> Goal:
Print the material below exactly as it stands, please, from its first line to the line holding "yscale = alt.Scale(domain=[0, 3000], nice=False, zero=False)", with no pictures.

> Supplied data:
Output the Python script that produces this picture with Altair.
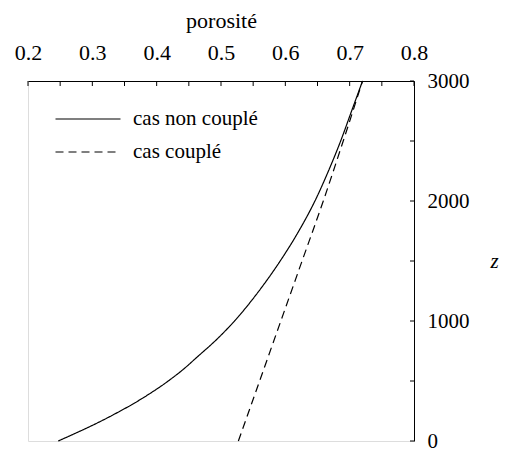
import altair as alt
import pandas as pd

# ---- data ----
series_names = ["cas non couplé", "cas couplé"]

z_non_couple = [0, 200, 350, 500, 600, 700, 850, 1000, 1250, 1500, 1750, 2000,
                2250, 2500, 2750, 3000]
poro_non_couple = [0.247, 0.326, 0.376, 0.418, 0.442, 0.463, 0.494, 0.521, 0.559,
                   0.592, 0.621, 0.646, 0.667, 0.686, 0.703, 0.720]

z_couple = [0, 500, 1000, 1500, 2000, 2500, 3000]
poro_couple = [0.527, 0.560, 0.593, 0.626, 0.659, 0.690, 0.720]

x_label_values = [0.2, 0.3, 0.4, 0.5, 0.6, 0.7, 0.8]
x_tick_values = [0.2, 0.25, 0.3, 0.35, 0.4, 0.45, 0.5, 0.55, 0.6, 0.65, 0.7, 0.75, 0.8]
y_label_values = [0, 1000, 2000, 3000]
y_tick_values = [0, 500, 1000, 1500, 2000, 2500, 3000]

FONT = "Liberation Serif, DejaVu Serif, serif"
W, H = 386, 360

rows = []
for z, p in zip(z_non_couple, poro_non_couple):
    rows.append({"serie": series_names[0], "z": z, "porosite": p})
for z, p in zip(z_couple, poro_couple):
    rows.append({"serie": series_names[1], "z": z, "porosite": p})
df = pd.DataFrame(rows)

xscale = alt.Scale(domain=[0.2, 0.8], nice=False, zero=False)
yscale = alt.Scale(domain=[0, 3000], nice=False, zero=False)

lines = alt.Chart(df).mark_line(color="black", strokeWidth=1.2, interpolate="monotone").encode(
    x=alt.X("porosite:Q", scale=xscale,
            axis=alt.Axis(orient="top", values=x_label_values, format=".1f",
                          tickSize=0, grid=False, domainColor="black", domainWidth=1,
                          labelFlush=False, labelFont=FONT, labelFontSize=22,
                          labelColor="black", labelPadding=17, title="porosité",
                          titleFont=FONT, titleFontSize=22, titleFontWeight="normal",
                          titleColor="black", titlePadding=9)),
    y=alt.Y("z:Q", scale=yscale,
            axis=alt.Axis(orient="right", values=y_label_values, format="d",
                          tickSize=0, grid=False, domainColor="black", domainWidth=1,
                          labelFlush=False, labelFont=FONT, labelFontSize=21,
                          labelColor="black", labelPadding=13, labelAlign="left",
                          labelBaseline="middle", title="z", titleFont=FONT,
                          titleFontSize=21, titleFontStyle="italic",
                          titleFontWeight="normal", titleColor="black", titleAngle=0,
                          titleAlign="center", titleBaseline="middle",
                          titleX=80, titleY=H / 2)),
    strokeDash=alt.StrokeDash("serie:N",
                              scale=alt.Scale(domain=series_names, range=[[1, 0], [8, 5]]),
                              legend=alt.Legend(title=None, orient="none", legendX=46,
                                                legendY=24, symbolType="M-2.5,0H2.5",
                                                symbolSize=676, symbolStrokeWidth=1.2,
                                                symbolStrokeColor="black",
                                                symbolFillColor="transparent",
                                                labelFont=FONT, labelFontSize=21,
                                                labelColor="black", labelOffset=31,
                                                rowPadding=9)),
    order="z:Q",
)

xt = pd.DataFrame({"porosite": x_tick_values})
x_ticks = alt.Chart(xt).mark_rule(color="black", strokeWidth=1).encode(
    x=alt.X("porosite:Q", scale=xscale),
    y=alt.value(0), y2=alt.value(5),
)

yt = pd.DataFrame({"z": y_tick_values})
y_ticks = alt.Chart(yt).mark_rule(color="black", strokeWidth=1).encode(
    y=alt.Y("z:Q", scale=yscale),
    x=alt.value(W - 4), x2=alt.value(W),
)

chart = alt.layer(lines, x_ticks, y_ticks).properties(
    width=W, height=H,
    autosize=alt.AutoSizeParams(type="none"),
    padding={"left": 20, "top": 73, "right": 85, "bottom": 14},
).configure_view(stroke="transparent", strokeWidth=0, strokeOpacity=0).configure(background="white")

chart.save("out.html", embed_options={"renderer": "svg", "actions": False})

> Full solution:
Output the Python script that produces this picture with Altair.
import altair as alt
import pandas as pd

# ---- data ----
series_names = ["cas non couplé", "cas couplé"]

z_non_couple = [0, 200, 350, 500, 600, 700, 850, 1000, 1250, 1500, 1750, 2000,
                2250, 2500, 2750, 3000]
poro_non_couple = [0.247, 0.326, 0.376, 0.418, 0.442, 0.463, 0.494, 0.521, 0.559,
                   0.592, 0.621, 0.646, 0.667, 0.686, 0.703, 0.720]

z_couple = [0, 500, 1000, 1500, 2000, 2500, 3000]
poro_couple = [0.527, 0.560, 0.593, 0.626, 0.659, 0.690, 0.720]

x_label_values = [0.2, 0.3, 0.4, 0.5, 0.6, 0.7, 0.8]
x_tick_values = [0.2, 0.25, 0.3, 0.35, 0.4, 0.45, 0.5, 0.55, 0.6, 0.65, 0.7, 0.75, 0.8]
y_label_values = [0, 1000, 2000, 3000]
y_tick_values = [0, 500, 1000, 1500, 2000, 2500, 3000]

FONT = "Liberation Serif, DejaVu Serif, serif"
W, H = 386, 360

rows = []
for z, p in zip(z_non_couple, poro_non_couple):
    rows.append({"serie": series_names[0], "z": z, "porosite": p})
for z, p in zip(z_couple, poro_couple):
    rows.append({"serie": series_names[1], "z": z, "porosite": p})
df = pd.DataFrame(rows)

xscale = alt.Scale(domain=[0.2, 0.8], nice=False, zero=False)
yscale = alt.Scale(domain=[0, 3000], nice=False, zero=False)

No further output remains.